As a Christian, have you ever doubted what you believe and or questioned why you believe it? Do you know if your beliefs in Jesus are based on evidence or on something that someone told you?
It’s OK to examine what we believe as Christians. In fact, we should never have to throw our brains in the trash in order to follow Christ.
I first realized this truth in the spring of 1976. I was weeks away from graduating at a liberal arts college and one day, the chair of the department approached me and asked me a question I’d never forget. He said, “Chip, how can someone as well educated and intellectually astute as you appear to be really believe in a literal Jesus and all this born again stuff?”
He just didn’t understand how I could be this smart student and yet, also be a Christian. For him, these two things just didn’t go together. At that time, I had been a Christian for a few years. I believed my faith and the Bible to be true, but I began to wonder if I had to throw my brains in the trash in order to examine what it meant to be a Christ follower.
This question sent me on a journey for 30 plus years to discover whether there is intellectually feasible evidence to support a faith in the Jesus of the Bible with His claims of deity, eternal life and absolute truth.
At the heart of this issue is Jesus’ resurrection. Did Jesus actually rise from the dead? Our answer to this question is crucial to our faith! If Jesus isn’t alive today and if the resurrection story is just myth or fairy tale, then our faith is meaningless.
Even the early Christian church knew this was an issue of significant importance. The Apostle Paul wrote about it to the Corinthians: “If there is no resurrection of the dead, then not even Christ has been raised. And if Christ has not been raised, our preaching is useless and so is your faith. More than that, we are then found to be false witnesses about God, for we have testified about God that he raised Christ from the dead.” (1 Cor. 15:13-15)
Over the years, some of the biggest oppositions to Christianity were around the issue of whether or not Jesus really died and rose from the dead. But the evidence of these events is undisputed and verifiable.
In the city of Jerusalem there were hundreds of eyewitnesses to not only Jesus’ crucifixion but also his resurrection. Jesus appeared to multiple people in multiple locations during those 40 days after the resurrection. Several historical documents and artifacts – including the Bible – attest the many people who spoke with Jesus, ate with him and heard him teach.
Not only this, but the disciples were also transformed.
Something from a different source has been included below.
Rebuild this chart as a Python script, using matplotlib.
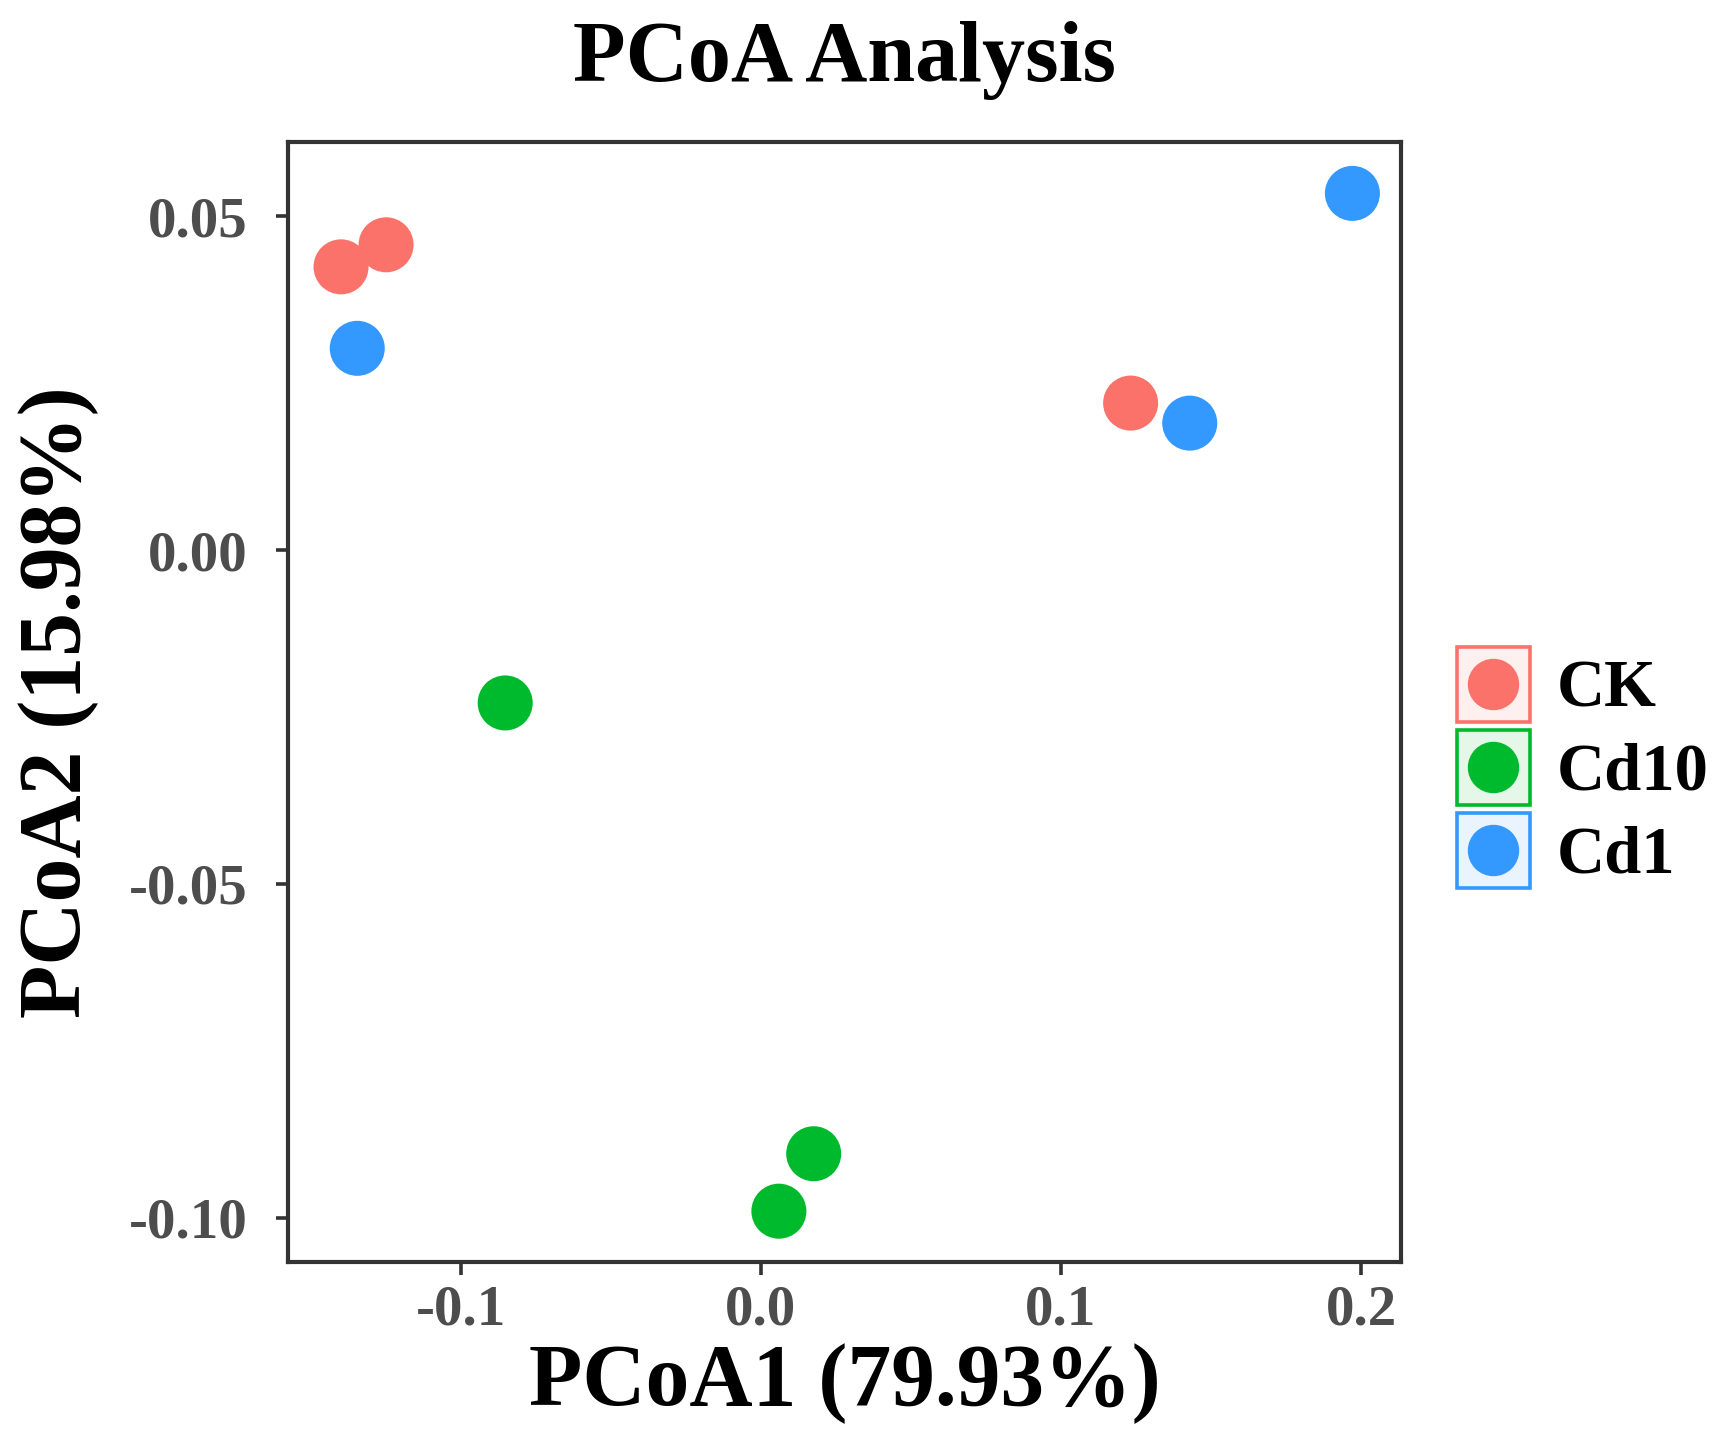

Once fearful and doubting, the disciples became known as some of the most zealous and bold followers of Christ. They were even willing to die for their faith. It’s a known fact that people will die for what they believe in – even if it might be false -- but no one dies something they know is false.
So what does the resurrection mean to you? Is it central to your faith? And does your life and does your life demonstrate that you really believe it?
Here are three implications for examining the evidence of the resurrection:
- It validates Jesus’ claim that He is “the way the truth and the life.” (John 14:6)
- It gives us a hope for the future – and everyone wants hope. Jesus said, “Because I live, you will live also.” (John 14:19)
- It offers spiritual life right now. By the acceptance of this good news you are saved. (1 Cor. 15:2) For God so loved the world that He gave His one and only son that whoever believes in Him should not perish but have eternal life. (John 3:16)
This week, we begin the series, “Why I Believe.” In it, we’ll examine some of the most controversial issues that face Christianity, such as is there life after death? Is the Bible really true? And what about creation – how did we come to be? It’s my prayer that this series will help you openly bring your “honest doubts” before God and come away with solid, logical answers and a deeper, more secure faith.